Fortunately, Australia hasn’t been affected by the global political uncertainty surrounding the Brexit fallout. However, questions about the direction of the Australian economy are emerging. The minor iron ore rally in the second half of the 2016 calendar year helped push the domestic share market higher but iron ore prices have since come down due to growing stockpiles in China. Furthermore, domestic construction activity is beginning to slow.

Weak wage growth continues to be a concern, especially given the increasing cost of essential services like electricity and gas. This, combined with rising interest rates and tighter credit conditions, leaves Australians at risk of a credit and cash flow crunch.

Still, Australia has an extremely resilient economy. It has recorded 103 consecutive quarters without a recession. Australia now holds the record for the longest run of uninterrupted growth in the developed world, according to the Australian Bureau of Statistics.

The economy’s adjustment to the end of the mining boom in 2013 is largely attributable to a weaker Australian dollar which supports exports and tourism, and makes Australia a more attractive destination for foreign students. New South Wales and Victoria have picked up some of the slack by increasing investment in non-mining industries by 10 per cent annually, while immigration has contributed to population growth and consumer demand.

That said, the Australian government and Reserve Bank of Australia appear to be running out of options to boost the economy.

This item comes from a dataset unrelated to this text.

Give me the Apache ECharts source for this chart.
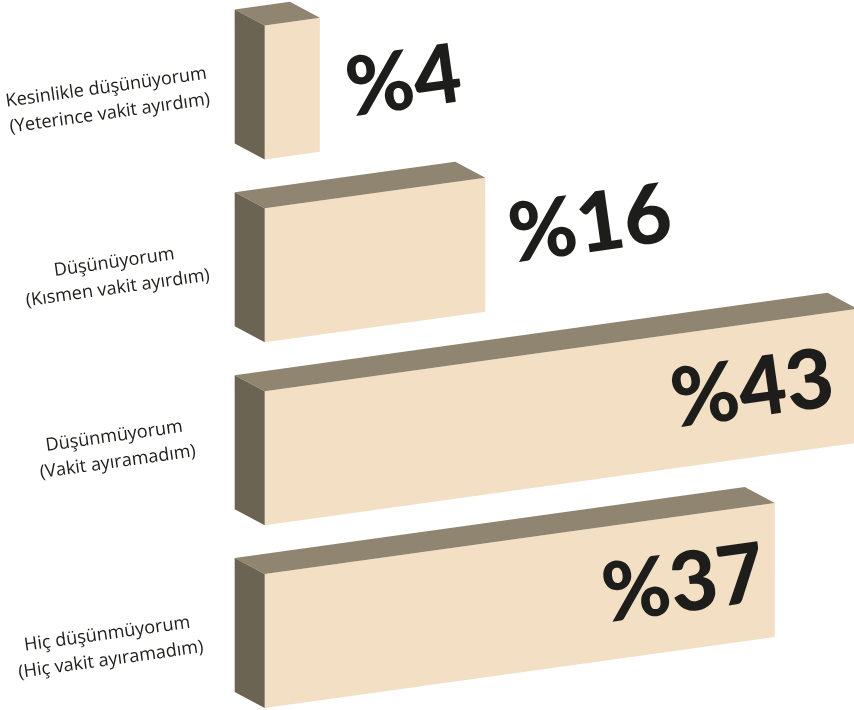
<!DOCTYPE html>
<html><head><meta charset="utf-8">
<script src="https://cdn.jsdelivr.net/npm/echarts@6/dist/echarts.min.js"></script>
<style>html,body{margin:0;background:#fff}#c{width:854px;height:710px}</style></head>
<body><div id="c"></div>
<script>
const categories = [
  'Kesinlikle düşünüyorum\n(Yeterince vakit ayırdım)',
  'Düşünüyorum\n(Kısmen vakit ayırdım)',
  'Düşünmüyorum\n(Vakit ayıramadım)',
  'Hiç düşünmüyorum\n(Hiç vakit ayıramadım)'
];
const values = [4, 16, 43, 37];

const FRONT = '#f3dfc3', TOP = '#8f8570', SIDE = '#6c6452', INK = '#1d1d1b';
const SLOPE = 0.139, DEPTH_X = 30, DEPTH_Y = 16, HALF = 67;
const labelPos = [[108, 8], [116, 0], [116, -9], [109, 6]];
const valuePos = [[84, -10], [105, -50], [-105, -68], [-91, -56]];

const chart = echarts.init(document.getElementById('c'), null, {renderer: 'canvas'});
chart.setOption({
  animation: false,
  grid: {left: 264.7, width: 592.8, top: 92.5, height: 548.5, outerBoundsMode: 'none'},
  xAxis: {type: 'value', min: 0, max: 43, show: false},
  yAxis: {type: 'category', data: categories, inverse: true, boundaryGap: false, show: false},
  series: [{
    type: 'custom',
    clip: false,
    data: values.map((v, i) => [v, i]),
    encode: {x: 0, y: 1},
    renderItem(params, api) {
      const i = api.value(1);
      const v = api.value(0);
      const o = api.coord([0, i]);
      const e = api.coord([v, i]);
      const x0 = o[0], x1 = e[0], c = o[1];
      const dy = (x1 - x0) * SLOPE;
      const tl = [x0, c - HALF], bl = [x0, c + HALF];
      const tr = [x1, c - HALF - dy], br = [x1, c + HALF - dy];
      const shift = p => [p[0] - DEPTH_X, p[1] - DEPTH_Y];
      const poly = (points, fill) => ({type: 'polygon', shape: {points}, style: {fill}});
      return {
        type: 'group',
        children: [
          poly([tl, tr, br, bl], FRONT),
          poly([shift(tl), shift(tr), tr, tl], TOP),
          poly([shift(tl), tl, bl, shift(bl)], SIDE),
          {type: 'text', x: labelPos[i][0], y: c + labelPos[i][1], rotation: 8 * Math.PI / 180,
           style: {text: categories[i], fill: INK, font: '400 18.1px "Open Sans"', lineHeight: 26,
                   align: 'center', verticalAlign: 'middle'}, z2: 5},
          {type: 'text', x: x1 + valuePos[i][0], y: c + valuePos[i][1], rotation: 8 * Math.PI / 180,
           style: {text: '%' + v, fill: INK, font: '900 82px Lato',
                   align: 'center', verticalAlign: 'middle'}, z2: 5}
        ]
      };
    }
  }]
});
</script></body></html>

They managed to avoid the GFC by introducing various stimulus packages but these packages cost the government dearly and that burden is still evident. Further stimulus in the event of a downturn is unlikely. On top of that, taking the cash rate below 1.5 per cent will have minimal impact, evidenced by the impact in Europe which has had negative rates for some time.

While the Australian economy may be able to stave off a correction with continued immigration and expansion of non-mining industries, there are concerns it may be a case of delaying the inevitable.